## GIVEN INSTRUCTION
Write out the entire listing below exactly as it appears, minus any pictures.

## DATASET EXCERPT
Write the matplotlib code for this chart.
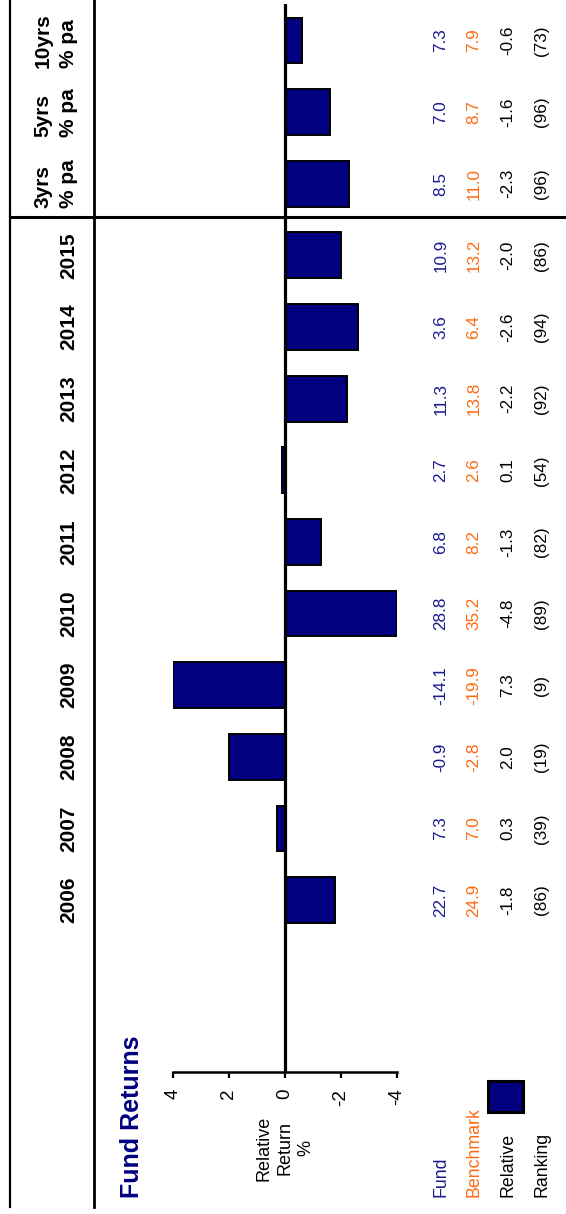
import matplotlib
matplotlib.use("Agg")
import matplotlib.pyplot as plt
import numpy as np
from matplotlib.lines import Line2D
from matplotlib.patches import Rectangle
from matplotlib.transforms import blended_transform_factory

plt.rcParams['font.family'] = ['Liberation Sans', 'DejaVu Sans']
plt.rcParams['axes.unicode_minus'] = False

# ---- data ----
categories = ['2006', '2007', '2008', '2009', '2010', '2011', '2012', '2013',
              '2014', '2015', '3yrs\n% pa', '5yrs\n% pa', '10yrs\n% pa']
fund = [22.7, 7.3, -0.9, -14.1, 28.8, 6.8, 2.7, 11.3, 3.6, 10.9, 8.5, 7.0, 7.3]
benchmark = [24.9, 7.0, -2.8, -19.9, 35.2, 8.2, 2.6, 13.8, 6.4, 13.2, 11.0, 8.7, 7.9]
relative = [-1.8, 0.3, 2.0, 7.3, -4.8, -1.3, 0.1, -2.2, -2.6, -2.0, -2.3, -1.6, -0.6]
ranking = [86, 39, 19, 9, 89, 82, 54, 92, 94, 86, 96, 96, 73]
axis_ticks = [4, 2, 0, -2, -4]
row_labels = ['Fund', 'Benchmark', 'Relative', 'Ranking']
title = 'Fund Returns'
axis_label = 'Relative\nReturn\n%'

NAVY = '#000080'
FUNDC = '#1a1a8f'
ORANGE = '#ff6a10'

W, H = 566, 1214
fig = plt.figure(figsize=(W / 100, H / 100), dpi=100)

def fx(px):
    return px / W

def fy(py):
    return 1 - py / H

# main axes (rotated chart: bars horizontal, positive to the left)
ax_left, ax_right, ax_top, ax_bot = 173, 397, 4, 1072
ax = fig.add_axes([fx(ax_left), fy(ax_bot), fx(ax_right) - fx(ax_left), fy(ax_top) - fy(ax_bot)])
pos = np.arange(len(categories))
lim = 4
vals = np.clip(np.array(relative), -lim, lim)
ax.barh(pos, vals, height=0.64, color=NAVY, edgecolor='black', linewidth=1.4, zorder=2)
ax.axvline(0, color='black', lw=2.3, zorder=3)
ax.set_xlim(lim, -lim)
ax.set_ylim(-2.40, 12.51)
for s in ['top', 'left', 'right']:
    ax.spines[s].set_visible(False)
ax.spines['bottom'].set_linewidth(1.8)
ax.set_xticks(axis_ticks)
ax.set_xticklabels([f'{t:d}' for t in axis_ticks], rotation=90, fontsize=13.5)
ax.tick_params(axis='x', direction='out', length=4, width=1.6, pad=8)
ax.set_yticks([])
ax.patch.set_alpha(0)

# frame lines
fig.add_artist(Line2D([fx(10), fx(10)], [fy(0), fy(1207)], color='black', lw=1.6))
fig.add_artist(Line2D([fx(94), fx(94)], [fy(0), fy(1207)], color='black', lw=2.0))
fig.add_artist(Line2D([fx(10), fx(566)], [fy(217), fy(217)], color='black', lw=2.2))

tr = blended_transform_factory(fig.transFigure, ax.transData)

# category labels
for i, c in enumerate(categories):
    ax.text(fx(78), i, c, transform=tr, rotation=90, ha='right', va='center',
            multialignment='left', fontsize=15, fontweight='bold', color='black',
            linespacing=1.45)

# number columns
col_x = [441, 474, 508, 542]
for i in range(len(categories)):
    ax.text(fx(col_x[0]), i, f'{fund[i]:.1f}', transform=tr, rotation=90,
            ha='center', va='center', fontsize=12.3, color=FUNDC)
    ax.text(fx(col_x[1]), i, f'{benchmark[i]:.1f}', transform=tr, rotation=90,
            ha='center', va='center', fontsize=12.3, color=ORANGE)
    ax.text(fx(col_x[2]), i, f'{relative[i]:.1f}', transform=tr, rotation=90,
            ha='center', va='center', fontsize=12.3, color='black')
    ax.text(fx(col_x[3]), i, f'({ranking[i]})', transform=tr, rotation=90,
            ha='center', va='center', fontsize=12.3, color='black')

# row labels
row_colors = [FUNDC, ORANGE, 'black', 'black']
for lab, x, c in zip(row_labels, col_x, row_colors):
    fig.text(fx(x), fy(1197), lab, rotation=90, ha='center', va='bottom',
             fontsize=12.8, color=c)

# legend box
fig.add_artist(Rectangle((fx(488), fy(1112)), fx(523) - fx(488), fy(1081) - fy(1112),
                         transform=fig.transFigure, facecolor=NAVY, edgecolor='black', lw=2.2))

# title
fig.text(fx(132), fy(1198), title, rotation=90, ha='center', va='bottom',
         fontsize=18, fontweight='bold', color=NAVY)

# axis label
fig.text(fx(285), fy(1148), axis_label, rotation=90, ha='center', va='center',
         multialignment='center', fontsize=13, color='black', linespacing=1.3)

fig.savefig('out.png', dpi=100)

## ANSWER TO THIS PROBLEM
Write the matplotlib code for this chart.
import matplotlib
matplotlib.use("Agg")
import matplotlib.pyplot as plt
import numpy as np
from matplotlib.lines import Line2D
from matplotlib.patches import Rectangle
from matplotlib.transforms import blended_transform_factory

plt.rcParams['font.family'] = ['Liberation Sans', 'DejaVu Sans']
plt.rcParams['axes.unicode_minus'] = False

# ---- data ----
categories = ['2006', '2007', '2008', '2009', '2010', '2011', '2012', '2013',
              '2014', '2015', '3yrs\n% pa', '5yrs\n% pa', '10yrs\n% pa']
fund = [22.7, 7.3, -0.9, -14.1, 28.8, 6.8, 2.7, 11.3, 3.6, 10.9, 8.5, 7.0, 7.3]
benchmark = [24.9, 7.0, -2.8, -19.9, 35.2, 8.2, 2.6, 13.8, 6.4, 13.2, 11.0, 8.7, 7.9]
relative = [-1.8, 0.3, 2.0, 7.3, -4.8, -1.3, 0.1, -2.2, -2.6, -2.0, -2.3, -1.6, -0.6]
ranking = [86, 39, 19, 9, 89, 82, 54, 92, 94, 86, 96, 96, 73]
axis_ticks = [4, 2, 0, -2, -4]
row_labels = ['Fund', 'Benchmark', 'Relative', 'Ranking']
title = 'Fund Returns'
axis_label = 'Relative\nReturn\n%'

NAVY = '#000080'
FUNDC = '#1a1a8f'
ORANGE = '#ff6a10'

W, H = 566, 1214
fig = plt.figure(figsize=(W / 100, H / 100), dpi=100)

def fx(px):
    return px / W

def fy(py):
    return 1 - py / H

# main axes (rotated chart: bars horizontal, positive to the left)
ax_left, ax_right, ax_top, ax_bot = 173, 397, 4, 1072
ax = fig.add_axes([fx(ax_left), fy(ax_bot), fx(ax_right) - fx(ax_left), fy(ax_top) - fy(ax_bot)])
pos = np.arange(len(categories))
lim = 4
vals = np.clip(np.array(relative), -lim, lim)
ax.barh(pos, vals, height=0.64, color=NAVY, edgecolor='black', linewidth=1.4, zorder=2)
ax.axvline(0, color='black', lw=2.3, zorder=3)
ax.set_xlim(lim, -lim)
ax.set_ylim(-2.40, 12.51)
for s in ['top', 'left', 'right']:
    ax.spines[s].set_visible(False)
ax.spines['bottom'].set_linewidth(1.8)
ax.set_xticks(axis_ticks)
ax.set_xticklabels([f'{t:d}' for t in axis_ticks], rotation=90, fontsize=13.5)
ax.tick_params(axis='x', direction='out', length=4, width=1.6, pad=8)
ax.set_yticks([])
ax.patch.set_alpha(0)

# frame lines
fig.add_artist(Line2D([fx(10), fx(10)], [fy(0), fy(1207)], color='black', lw=1.6))
fig.add_artist(Line2D([fx(94), fx(94)], [fy(0), fy(1207)], color='black', lw=2.0))
fig.add_artist(Line2D([fx(10), fx(566)], [fy(217), fy(217)], color='black', lw=2.2))

tr = blended_transform_factory(fig.transFigure, ax.transData)

# category labels
for i, c in enumerate(categories):
    ax.text(fx(78), i, c, transform=tr, rotation=90, ha='right', va='center',
            multialignment='left', fontsize=15, fontweight='bold', color='black',
            linespacing=1.45)

# number columns
col_x = [441, 474, 508, 542]
for i in range(len(categories)):
    ax.text(fx(col_x[0]), i, f'{fund[i]:.1f}', transform=tr, rotation=90,
            ha='center', va='center', fontsize=12.3, color=FUNDC)
    ax.text(fx(col_x[1]), i, f'{benchmark[i]:.1f}', transform=tr, rotation=90,
            ha='center', va='center', fontsize=12.3, color=ORANGE)
    ax.text(fx(col_x[2]), i, f'{relative[i]:.1f}', transform=tr, rotation=90,
            ha='center', va='center', fontsize=12.3, color='black')
    ax.text(fx(col_x[3]), i, f'({ranking[i]})', transform=tr, rotation=90,
            ha='center', va='center', fontsize=12.3, color='black')

# row labels
row_colors = [FUNDC, ORANGE, 'black', 'black']
for lab, x, c in zip(row_labels, col_x, row_colors):
    fig.text(fx(x), fy(1197), lab, rotation=90, ha='center', va='bottom',
             fontsize=12.8, color=c)

# legend box
fig.add_artist(Rectangle((fx(488), fy(1112)), fx(523) - fx(488), fy(1081) - fy(1112),
                         transform=fig.transFigure, facecolor=NAVY, edgecolor='black', lw=2.2))

# title
fig.text(fx(132), fy(1198), title, rotation=90, ha='center', va='bottom',
         fontsize=18, fontweight='bold', color=NAVY)

# axis label
fig.text(fx(285), fy(1148), axis_label, rotation=90, ha='center', va='center',
         multialignment='center', fontsize=13, color='black', linespacing=1.3)

fig.savefig('out.png', dpi=100)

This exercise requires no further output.